The M5S is the only other group that can mount a challenge to the Pd in a national election. As Orecchiette has said before, it is a Movement and a private company, run by the unelected Beppe Grillo and Davide Casaleggio, IT expert and son of the previous owner. It is not a democratic party, it might appear (unjustifiably) to have democratic elements but it is run as a dictatorship.
Evidence of this illusion of democracy was seen earlier this year in Genova. Marika Cassimatis was selected by the customary on-line members’ poll to be the mayoral candidate for elections in June. She won with 362 votes to 338. She has a doctorate in Geographical Sciences and had been a member since 2012. However, Grillo believed that she hadn’t followed the principles of M5S “before, during and after the selection” and he would not ratify her candidature. He said that he couldn’t support someone that he wasn’t 100% sure about and it had been “an impartial selection, strongly meritocratic”. Because she had signed the candidates’ form agreeing that M5S reserved the right to exclude people from the candidature, she was unable to mount a legal challenge. Whatever her suitability, the unavoidable point is that Grillo, rather than a selective group or elected party hierarchy, made the decision himself.

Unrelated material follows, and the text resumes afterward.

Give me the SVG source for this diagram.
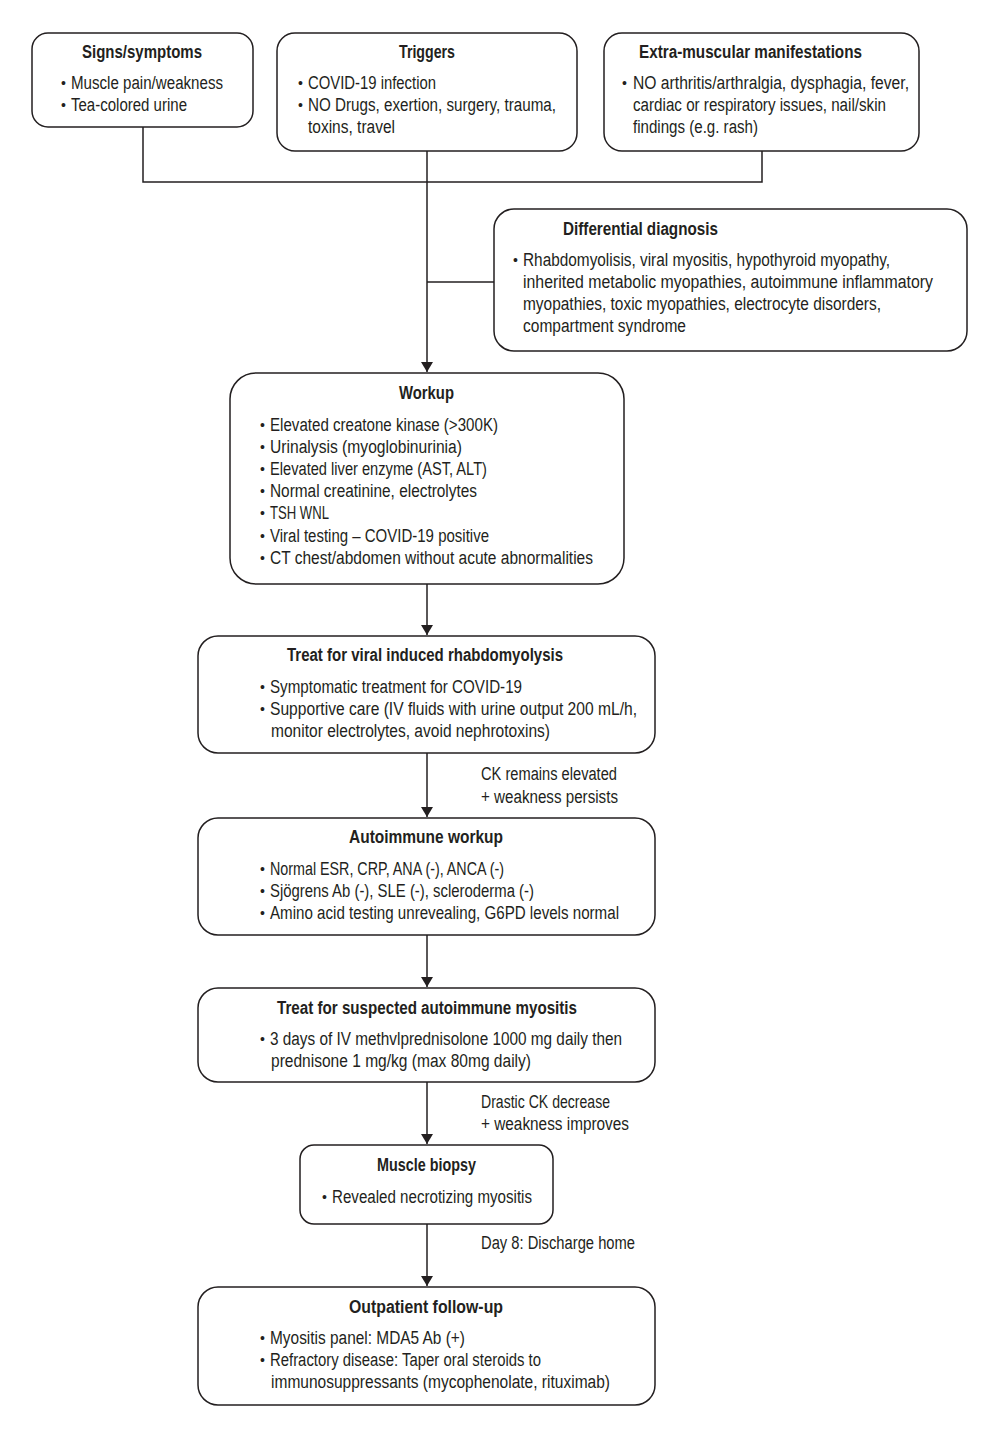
<svg xmlns="http://www.w3.org/2000/svg" width="1000" height="1440" viewBox="0 0 1000 1440">
<style>
text{font-family:'Liberation Sans',Arial,sans-serif;font-size:18px;fill:#231f20}
.t{font-weight:bold}
.b{font-size:14px}
.box{fill:#fff;stroke:#231f20;stroke-width:1.5}
.ln{fill:none;stroke:#231f20;stroke-width:1.5}
</style>
<defs>
<marker id="ah" markerWidth="10" markerHeight="12" refX="10" refY="6" orient="auto" markerUnits="userSpaceOnUse">
<path d="M0,0 L10,6 L0,12 Z" fill="#231f20"/>
</marker>
</defs>
<rect width="1000" height="1440" fill="#fff"/>
<g id="connectors">
<path class="ln" d="M143,127 V182 H762 V151"/>
<path class="ln" d="M427,151 V372" marker-end="url(#ah)"/>
<path class="ln" d="M427,282 H494"/>
<path class="ln" d="M427,584 V635" marker-end="url(#ah)"/>
<path class="ln" d="M427,753 V817" marker-end="url(#ah)"/>
<path class="ln" d="M427,935 V987" marker-end="url(#ah)"/>
<path class="ln" d="M427,1082 V1144" marker-end="url(#ah)"/>
<path class="ln" d="M427,1224 V1286" marker-end="url(#ah)"/>
<text x="481" y="780" textLength="136" lengthAdjust="spacingAndGlyphs">CK remains elevated</text>
<text x="481" y="803" textLength="137" lengthAdjust="spacingAndGlyphs">+ weakness persists</text>
<text x="481" y="1108" textLength="129" lengthAdjust="spacingAndGlyphs">Drastic CK decrease</text>
<text x="481" y="1130" textLength="148" lengthAdjust="spacingAndGlyphs">+ weakness improves</text>
<text x="481" y="1249" textLength="154" lengthAdjust="spacingAndGlyphs">Day 8: Discharge home</text>
</g>
<g id="signs">
<rect class="box" x="32" y="33" width="221" height="94" rx="16"/>
<text class="t" x="82" y="58" textLength="120" lengthAdjust="spacingAndGlyphs">Signs/symptoms</text>
<text class="b" x="61" y="88">•</text><text x="71" y="89" textLength="152" lengthAdjust="spacingAndGlyphs">Muscle pain/weakness</text>
<text class="b" x="61" y="110">•</text><text x="71" y="111" textLength="116" lengthAdjust="spacingAndGlyphs">Tea-colored urine</text>
</g>
<g id="triggers">
<rect class="box" x="277" y="33" width="300" height="118" rx="18"/>
<text class="t" x="399" y="58" textLength="56" lengthAdjust="spacingAndGlyphs">Triggers</text>
<text class="b" x="298" y="88">•</text><text x="308" y="89" textLength="128" lengthAdjust="spacingAndGlyphs">COVID-19 infection</text>
<text class="b" x="298" y="110">•</text><text x="308" y="111" textLength="248" lengthAdjust="spacingAndGlyphs">NO Drugs, exertion, surgery, trauma,</text>
<text x="308" y="133" textLength="87" lengthAdjust="spacingAndGlyphs">toxins, travel</text>
</g>
<g id="extra">
<rect class="box" x="604" y="33" width="315" height="118" rx="18"/>
<text class="t" x="639" y="58" textLength="223" lengthAdjust="spacingAndGlyphs">Extra-muscular manifestations</text>
<text class="b" x="622" y="88">•</text><text x="633" y="89" textLength="276" lengthAdjust="spacingAndGlyphs">NO arthritis/arthralgia, dysphagia, fever,</text>
<text x="633" y="111" textLength="253" lengthAdjust="spacingAndGlyphs">cardiac or respiratory issues, nail/skin</text>
<text x="633" y="133" textLength="125" lengthAdjust="spacingAndGlyphs">findings (e.g. rash)</text>
</g>
<g id="differential">
<rect class="box" x="494" y="209" width="473" height="142" rx="20"/>
<text class="t" x="563" y="235" textLength="155" lengthAdjust="spacingAndGlyphs">Differential diagnosis</text>
<text class="b" x="513" y="265">•</text><text x="523" y="266" textLength="367" lengthAdjust="spacingAndGlyphs">Rhabdomyolisis, viral myositis, hypothyroid myopathy,</text>
<text x="523" y="288" textLength="410" lengthAdjust="spacingAndGlyphs">inherited metabolic myopathies, autoimmune inflammatory</text>
<text x="523" y="310" textLength="358" lengthAdjust="spacingAndGlyphs">myopathies, toxic myopathies, electrocyte disorders,</text>
<text x="523" y="332" textLength="163" lengthAdjust="spacingAndGlyphs">compartment syndrome</text>
</g>
<g id="workup">
<rect class="box" x="230" y="373" width="394" height="211" rx="26"/>
<text class="t" x="399" y="399" textLength="55" lengthAdjust="spacingAndGlyphs">Workup</text>
<text class="b" x="260" y="430">•</text><text x="270" y="431" textLength="228" lengthAdjust="spacingAndGlyphs">Elevated creatone kinase (&gt;300K)</text>
<text class="b" x="260" y="452">•</text><text x="270" y="453" textLength="192" lengthAdjust="spacingAndGlyphs">Urinalysis (myoglobinurinia)</text>
<text class="b" x="260" y="474">•</text><text x="270" y="475" textLength="217" lengthAdjust="spacingAndGlyphs">Elevated liver enzyme (AST, ALT)</text>
<text class="b" x="260" y="496">•</text><text x="270" y="497" textLength="207" lengthAdjust="spacingAndGlyphs">Normal creatinine, electrolytes</text>
<text class="b" x="260" y="518">•</text><text x="270" y="519" textLength="59" lengthAdjust="spacingAndGlyphs">TSH WNL</text>
<text class="b" x="260" y="541">•</text><text x="270" y="542" textLength="219" lengthAdjust="spacingAndGlyphs">Viral testing – COVID-19 positive</text>
<text class="b" x="260" y="563">•</text><text x="270" y="564" textLength="323" lengthAdjust="spacingAndGlyphs">CT chest/abdomen without acute abnormalities</text>
</g>
<g id="treat-viral">
<rect class="box" x="198" y="636" width="457" height="117" rx="20"/>
<text class="t" x="287" y="661" textLength="276" lengthAdjust="spacingAndGlyphs">Treat for viral induced rhabdomyolysis</text>
<text class="b" x="260" y="692">•</text><text x="270" y="693" textLength="252" lengthAdjust="spacingAndGlyphs">Symptomatic treatment for COVID-19</text>
<text class="b" x="260" y="714">•</text><text x="270" y="715" textLength="367" lengthAdjust="spacingAndGlyphs">Supportive care (IV fluids with urine output 200 mL/h,</text>
<text x="271" y="737" textLength="279" lengthAdjust="spacingAndGlyphs">monitor electrolytes, avoid nephrotoxins)</text>
</g>
<g id="autoimmune">
<rect class="box" x="198" y="818" width="457" height="117" rx="20"/>
<text class="t" x="349" y="843" textLength="154" lengthAdjust="spacingAndGlyphs">Autoimmune workup</text>
<text class="b" x="260" y="874">•</text><text x="270" y="875" textLength="234" lengthAdjust="spacingAndGlyphs">Normal ESR, CRP, ANA (-), ANCA (-)</text>
<text class="b" x="260" y="896">•</text><text x="270" y="897" textLength="264" lengthAdjust="spacingAndGlyphs">Sjögrens Ab (-), SLE (-), scleroderma (-)</text>
<text class="b" x="260" y="918">•</text><text x="270" y="919" textLength="349" lengthAdjust="spacingAndGlyphs">Amino acid testing unrevealing, G6PD levels normal</text>
</g>
<g id="treat-suspected">
<rect class="box" x="198" y="988" width="457" height="94" rx="20"/>
<text class="t" x="277" y="1014" textLength="300" lengthAdjust="spacingAndGlyphs">Treat for suspected autoimmune myositis</text>
<text class="b" x="260" y="1044">•</text><text x="270" y="1045" textLength="352" lengthAdjust="spacingAndGlyphs">3 days of IV methvlprednisolone 1000 mg daily then</text>
<text x="271" y="1067" textLength="260" lengthAdjust="spacingAndGlyphs">prednisone 1 mg/kg (max 80mg daily)</text>
</g>
<g id="biopsy">
<rect class="box" x="300" y="1145" width="253" height="79" rx="14"/>
<text class="t" x="377" y="1171" textLength="99" lengthAdjust="spacingAndGlyphs">Muscle biopsy</text>
<text class="b" x="322" y="1202">•</text><text x="332" y="1203" textLength="200" lengthAdjust="spacingAndGlyphs">Revealed necrotizing myositis</text>
</g>
<g id="outpatient">
<rect class="box" x="198" y="1287" width="457" height="118" rx="20"/>
<text class="t" x="349" y="1313" textLength="154" lengthAdjust="spacingAndGlyphs">Outpatient follow-up</text>
<text class="b" x="260" y="1343">•</text><text x="270" y="1344" textLength="195" lengthAdjust="spacingAndGlyphs">Myositis panel: MDA5 Ab (+)</text>
<text class="b" x="260" y="1365">•</text><text x="270" y="1366" textLength="271" lengthAdjust="spacingAndGlyphs">Refractory disease: Taper oral steroids to</text>
<text x="271" y="1388" textLength="339" lengthAdjust="spacingAndGlyphs">immunosuppressants (mycophenolate, rituximab)</text>
</g>
</svg>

Exercising firm control over intelligent adults with elected responsibilities is an unrealistic organisational method in a western democracy. “North Korean,” said Luca Ciarrocca (Il Fatto Quotidiano. 08.03.17). If M5S does win a General Election Grillo has suggested that the likely Premier will be the current 30 year old Vice President of the Chamber of Deputies, Luigi Di Maio. He is pushy, but oddly school-boyish and is always dressed slightly uncomfortably in a suit that lacks Italian poise. He has also, within the M5S that abhors corruption, been able to get away with avoiding the truth on a couple of notable occasions. Ciarrocca is scathing in his assessment of Di Maio’s suitability for such a role, “Zero political and work experience”. He continues to say that the Movement needs to stop being “the secret project of the invisible” and become a “grown-up party…..to stop the absolute absence of internal democracy “…. In fact as the headline emphasised: It must convene for the very first time a First National Congress, and move to a non-authoritarian structure or it will have a heavy handicap in the face of forthcoming elections.
The choice between the two Parties – Pd and M5S seems as impossible an electoral choice as those facing many other western countries. Ezio Mauro is equally despairing: “the fever of a diseased democracy infects the whole West”.